» **Aim**
Using the data that follows, return exactly the lines from the one that contains "Recreate this image" through the one that contains "60, 25.5, 0]", ends included.

» **Material shown**
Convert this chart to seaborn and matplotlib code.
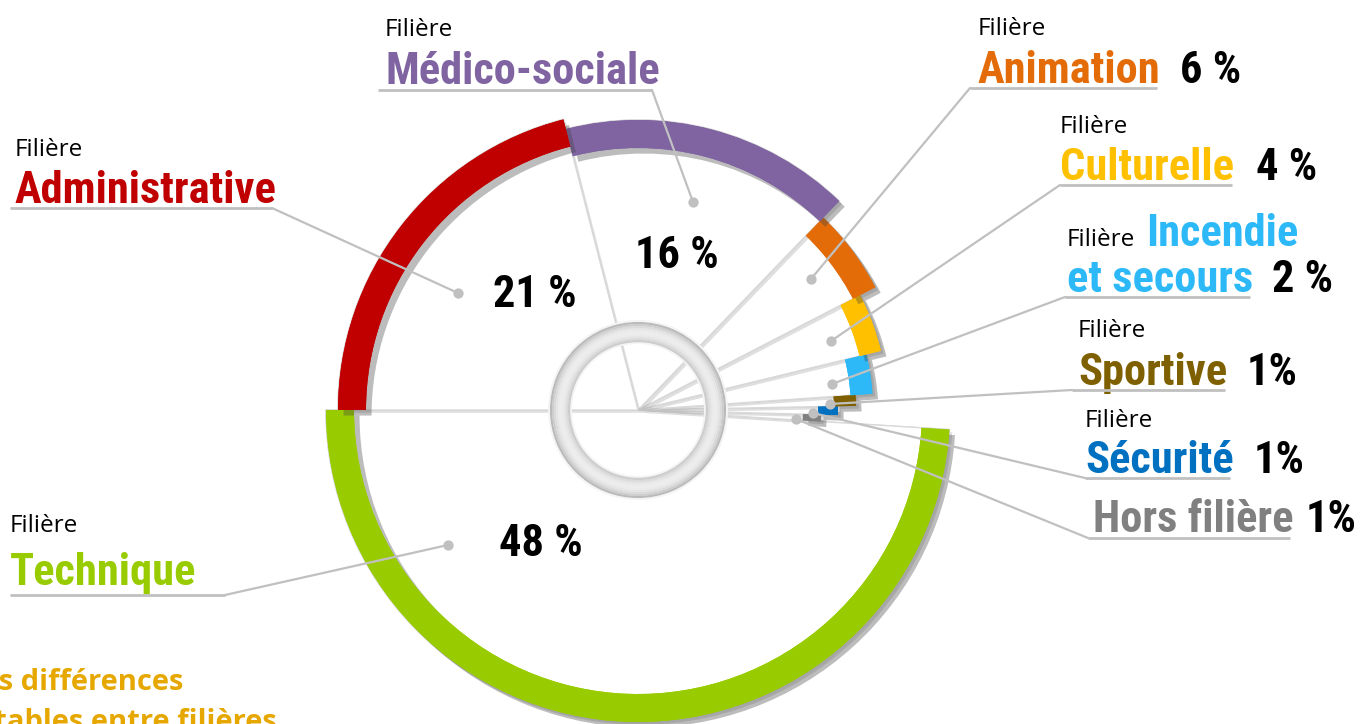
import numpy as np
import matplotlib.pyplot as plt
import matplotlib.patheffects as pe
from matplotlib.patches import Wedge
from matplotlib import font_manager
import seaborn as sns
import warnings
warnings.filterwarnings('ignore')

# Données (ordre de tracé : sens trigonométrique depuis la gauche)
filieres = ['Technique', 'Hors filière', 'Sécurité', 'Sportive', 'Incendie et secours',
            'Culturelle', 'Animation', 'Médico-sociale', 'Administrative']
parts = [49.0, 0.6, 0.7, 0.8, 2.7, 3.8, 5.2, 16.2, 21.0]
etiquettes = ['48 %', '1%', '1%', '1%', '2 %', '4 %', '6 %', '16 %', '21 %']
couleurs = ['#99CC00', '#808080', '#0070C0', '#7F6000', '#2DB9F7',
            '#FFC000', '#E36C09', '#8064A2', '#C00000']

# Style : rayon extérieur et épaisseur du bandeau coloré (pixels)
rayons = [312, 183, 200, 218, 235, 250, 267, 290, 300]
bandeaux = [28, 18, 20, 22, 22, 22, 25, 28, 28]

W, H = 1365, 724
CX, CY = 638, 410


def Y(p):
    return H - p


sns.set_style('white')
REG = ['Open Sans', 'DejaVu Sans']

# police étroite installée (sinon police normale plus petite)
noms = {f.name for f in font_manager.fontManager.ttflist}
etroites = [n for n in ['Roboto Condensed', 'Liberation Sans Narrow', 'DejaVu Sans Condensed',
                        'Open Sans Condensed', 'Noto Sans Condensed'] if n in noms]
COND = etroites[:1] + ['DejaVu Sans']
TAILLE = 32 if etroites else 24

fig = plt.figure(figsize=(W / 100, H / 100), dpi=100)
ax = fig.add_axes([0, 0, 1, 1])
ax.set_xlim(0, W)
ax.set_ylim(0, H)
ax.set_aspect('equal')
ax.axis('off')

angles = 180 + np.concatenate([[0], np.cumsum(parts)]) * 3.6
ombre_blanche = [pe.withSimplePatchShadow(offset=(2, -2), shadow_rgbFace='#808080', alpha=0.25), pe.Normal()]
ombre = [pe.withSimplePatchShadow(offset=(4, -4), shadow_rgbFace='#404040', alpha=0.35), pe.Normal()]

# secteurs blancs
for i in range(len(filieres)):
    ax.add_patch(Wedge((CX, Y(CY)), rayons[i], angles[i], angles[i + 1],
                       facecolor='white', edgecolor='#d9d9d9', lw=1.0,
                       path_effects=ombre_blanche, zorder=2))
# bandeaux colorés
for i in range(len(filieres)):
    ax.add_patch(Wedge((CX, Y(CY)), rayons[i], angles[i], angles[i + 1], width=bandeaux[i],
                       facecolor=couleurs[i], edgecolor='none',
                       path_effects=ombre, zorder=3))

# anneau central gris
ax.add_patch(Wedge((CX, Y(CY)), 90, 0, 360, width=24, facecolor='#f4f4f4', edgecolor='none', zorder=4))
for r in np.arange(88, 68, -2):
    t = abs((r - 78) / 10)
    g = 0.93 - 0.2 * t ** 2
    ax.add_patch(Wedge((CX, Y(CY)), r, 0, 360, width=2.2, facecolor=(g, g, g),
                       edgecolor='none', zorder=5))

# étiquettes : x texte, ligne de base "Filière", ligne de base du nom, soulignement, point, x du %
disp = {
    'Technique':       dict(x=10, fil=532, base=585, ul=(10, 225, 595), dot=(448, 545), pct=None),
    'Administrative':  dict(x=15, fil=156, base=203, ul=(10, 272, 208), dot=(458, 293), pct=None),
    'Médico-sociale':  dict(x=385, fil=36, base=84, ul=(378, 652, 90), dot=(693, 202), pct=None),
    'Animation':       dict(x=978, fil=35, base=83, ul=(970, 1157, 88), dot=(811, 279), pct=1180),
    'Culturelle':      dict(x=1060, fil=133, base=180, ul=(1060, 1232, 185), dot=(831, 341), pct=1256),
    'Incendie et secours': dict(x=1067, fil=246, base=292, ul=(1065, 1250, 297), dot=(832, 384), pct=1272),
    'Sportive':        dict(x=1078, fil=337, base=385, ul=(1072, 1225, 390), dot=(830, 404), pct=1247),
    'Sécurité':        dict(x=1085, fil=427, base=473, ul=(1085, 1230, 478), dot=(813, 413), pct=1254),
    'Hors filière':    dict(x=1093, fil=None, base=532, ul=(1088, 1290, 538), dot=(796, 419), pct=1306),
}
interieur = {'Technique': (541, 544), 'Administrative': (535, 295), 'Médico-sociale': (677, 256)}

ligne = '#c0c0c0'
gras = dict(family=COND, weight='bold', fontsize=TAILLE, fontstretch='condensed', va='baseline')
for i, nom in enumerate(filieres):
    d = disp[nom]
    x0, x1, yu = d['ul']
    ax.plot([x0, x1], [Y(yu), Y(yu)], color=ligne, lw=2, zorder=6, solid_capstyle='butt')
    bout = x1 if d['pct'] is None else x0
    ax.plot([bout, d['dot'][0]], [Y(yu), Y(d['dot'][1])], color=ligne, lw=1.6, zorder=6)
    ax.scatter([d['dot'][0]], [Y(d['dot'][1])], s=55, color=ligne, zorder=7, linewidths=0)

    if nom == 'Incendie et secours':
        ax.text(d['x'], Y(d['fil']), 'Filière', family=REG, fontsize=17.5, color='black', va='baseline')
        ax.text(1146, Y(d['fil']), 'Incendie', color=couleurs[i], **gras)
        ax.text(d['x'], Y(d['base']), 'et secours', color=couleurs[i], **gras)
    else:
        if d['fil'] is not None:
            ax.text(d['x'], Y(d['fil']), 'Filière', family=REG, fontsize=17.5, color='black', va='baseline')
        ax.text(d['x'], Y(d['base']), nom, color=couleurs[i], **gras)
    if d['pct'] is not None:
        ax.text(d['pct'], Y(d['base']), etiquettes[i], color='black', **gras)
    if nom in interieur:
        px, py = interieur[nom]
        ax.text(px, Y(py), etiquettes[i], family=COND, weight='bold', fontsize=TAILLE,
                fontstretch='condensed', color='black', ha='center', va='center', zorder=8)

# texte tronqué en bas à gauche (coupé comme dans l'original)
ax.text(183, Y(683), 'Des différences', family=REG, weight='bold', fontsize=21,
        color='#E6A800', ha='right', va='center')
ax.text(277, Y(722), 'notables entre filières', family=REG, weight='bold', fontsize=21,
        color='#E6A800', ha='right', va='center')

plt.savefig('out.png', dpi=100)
* * *
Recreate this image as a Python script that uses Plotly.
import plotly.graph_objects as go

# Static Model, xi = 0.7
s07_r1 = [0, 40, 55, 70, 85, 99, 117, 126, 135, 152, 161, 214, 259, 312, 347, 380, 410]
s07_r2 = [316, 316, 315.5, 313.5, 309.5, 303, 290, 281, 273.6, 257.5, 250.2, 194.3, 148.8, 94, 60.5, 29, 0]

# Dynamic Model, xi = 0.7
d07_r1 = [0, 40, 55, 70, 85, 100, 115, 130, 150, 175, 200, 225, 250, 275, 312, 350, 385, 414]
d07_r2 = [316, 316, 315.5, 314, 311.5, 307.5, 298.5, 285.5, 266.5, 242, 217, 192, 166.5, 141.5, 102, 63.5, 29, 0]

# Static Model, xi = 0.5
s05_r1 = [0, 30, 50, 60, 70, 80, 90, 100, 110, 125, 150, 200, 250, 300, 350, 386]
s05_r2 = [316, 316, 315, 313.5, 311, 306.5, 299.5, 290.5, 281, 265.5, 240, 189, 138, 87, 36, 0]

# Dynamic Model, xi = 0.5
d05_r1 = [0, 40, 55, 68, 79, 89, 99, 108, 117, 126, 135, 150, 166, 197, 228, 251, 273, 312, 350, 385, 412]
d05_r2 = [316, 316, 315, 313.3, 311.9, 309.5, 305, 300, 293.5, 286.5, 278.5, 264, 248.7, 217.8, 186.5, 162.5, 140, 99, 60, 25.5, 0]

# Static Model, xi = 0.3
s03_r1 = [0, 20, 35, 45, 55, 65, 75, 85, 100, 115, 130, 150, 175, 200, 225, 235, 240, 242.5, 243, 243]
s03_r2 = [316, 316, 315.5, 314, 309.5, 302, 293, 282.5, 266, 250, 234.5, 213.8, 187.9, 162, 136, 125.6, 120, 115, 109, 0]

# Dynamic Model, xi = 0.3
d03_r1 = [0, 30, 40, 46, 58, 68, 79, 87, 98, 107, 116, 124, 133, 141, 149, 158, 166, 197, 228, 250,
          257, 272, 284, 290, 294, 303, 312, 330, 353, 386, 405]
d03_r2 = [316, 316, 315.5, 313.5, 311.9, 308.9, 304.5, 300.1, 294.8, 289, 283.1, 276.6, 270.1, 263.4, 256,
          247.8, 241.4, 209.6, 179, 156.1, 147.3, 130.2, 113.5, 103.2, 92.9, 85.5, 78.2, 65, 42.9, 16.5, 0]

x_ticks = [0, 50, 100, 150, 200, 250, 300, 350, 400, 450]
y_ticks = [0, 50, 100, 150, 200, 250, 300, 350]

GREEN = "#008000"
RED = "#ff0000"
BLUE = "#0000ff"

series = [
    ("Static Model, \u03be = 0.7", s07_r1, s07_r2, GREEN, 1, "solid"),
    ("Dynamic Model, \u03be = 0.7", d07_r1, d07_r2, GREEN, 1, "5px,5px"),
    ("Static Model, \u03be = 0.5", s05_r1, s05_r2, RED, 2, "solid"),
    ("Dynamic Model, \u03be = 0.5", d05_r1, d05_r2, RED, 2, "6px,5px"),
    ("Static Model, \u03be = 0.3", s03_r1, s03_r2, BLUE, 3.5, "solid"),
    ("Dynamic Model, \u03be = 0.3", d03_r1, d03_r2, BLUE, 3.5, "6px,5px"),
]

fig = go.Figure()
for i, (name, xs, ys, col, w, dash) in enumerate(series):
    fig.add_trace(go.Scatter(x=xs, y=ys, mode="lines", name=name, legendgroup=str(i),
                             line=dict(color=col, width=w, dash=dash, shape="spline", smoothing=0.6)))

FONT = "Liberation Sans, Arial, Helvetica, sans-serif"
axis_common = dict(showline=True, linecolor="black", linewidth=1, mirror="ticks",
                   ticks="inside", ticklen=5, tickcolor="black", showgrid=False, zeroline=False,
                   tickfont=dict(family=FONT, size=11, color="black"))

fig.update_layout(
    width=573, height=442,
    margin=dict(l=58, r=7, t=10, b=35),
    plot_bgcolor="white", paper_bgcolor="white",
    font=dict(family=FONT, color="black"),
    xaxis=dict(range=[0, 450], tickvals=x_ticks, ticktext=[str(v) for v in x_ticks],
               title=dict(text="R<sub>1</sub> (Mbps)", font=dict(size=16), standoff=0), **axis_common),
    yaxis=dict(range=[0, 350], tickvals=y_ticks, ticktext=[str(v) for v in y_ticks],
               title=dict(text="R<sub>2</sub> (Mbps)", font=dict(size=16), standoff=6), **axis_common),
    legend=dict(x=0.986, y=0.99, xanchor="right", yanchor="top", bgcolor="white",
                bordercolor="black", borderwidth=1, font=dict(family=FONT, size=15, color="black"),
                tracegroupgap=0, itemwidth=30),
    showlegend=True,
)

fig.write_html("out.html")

» **Complete answer**
Recreate this image as a Python script that uses Plotly.
import plotly.graph_objects as go

# Static Model, xi = 0.7
s07_r1 = [0, 40, 55, 70, 85, 99, 117, 126, 135, 152, 161, 214, 259, 312, 347, 380, 410]
s07_r2 = [316, 316, 315.5, 313.5, 309.5, 303, 290, 281, 273.6, 257.5, 250.2, 194.3, 148.8, 94, 60.5, 29, 0]

# Dynamic Model, xi = 0.7
d07_r1 = [0, 40, 55, 70, 85, 100, 115, 130, 150, 175, 200, 225, 250, 275, 312, 350, 385, 414]
d07_r2 = [316, 316, 315.5, 314, 311.5, 307.5, 298.5, 285.5, 266.5, 242, 217, 192, 166.5, 141.5, 102, 63.5, 29, 0]

# Static Model, xi = 0.5
s05_r1 = [0, 30, 50, 60, 70, 80, 90, 100, 110, 125, 150, 200, 250, 300, 350, 386]
s05_r2 = [316, 316, 315, 313.5, 311, 306.5, 299.5, 290.5, 281, 265.5, 240, 189, 138, 87, 36, 0]

# Dynamic Model, xi = 0.5
d05_r1 = [0, 40, 55, 68, 79, 89, 99, 108, 117, 126, 135, 150, 166, 197, 228, 251, 273, 312, 350, 385, 412]
d05_r2 = [316, 316, 315, 313.3, 311.9, 309.5, 305, 300, 293.5, 286.5, 278.5, 264, 248.7, 217.8, 186.5, 162.5, 140, 99, 60, 25.5, 0]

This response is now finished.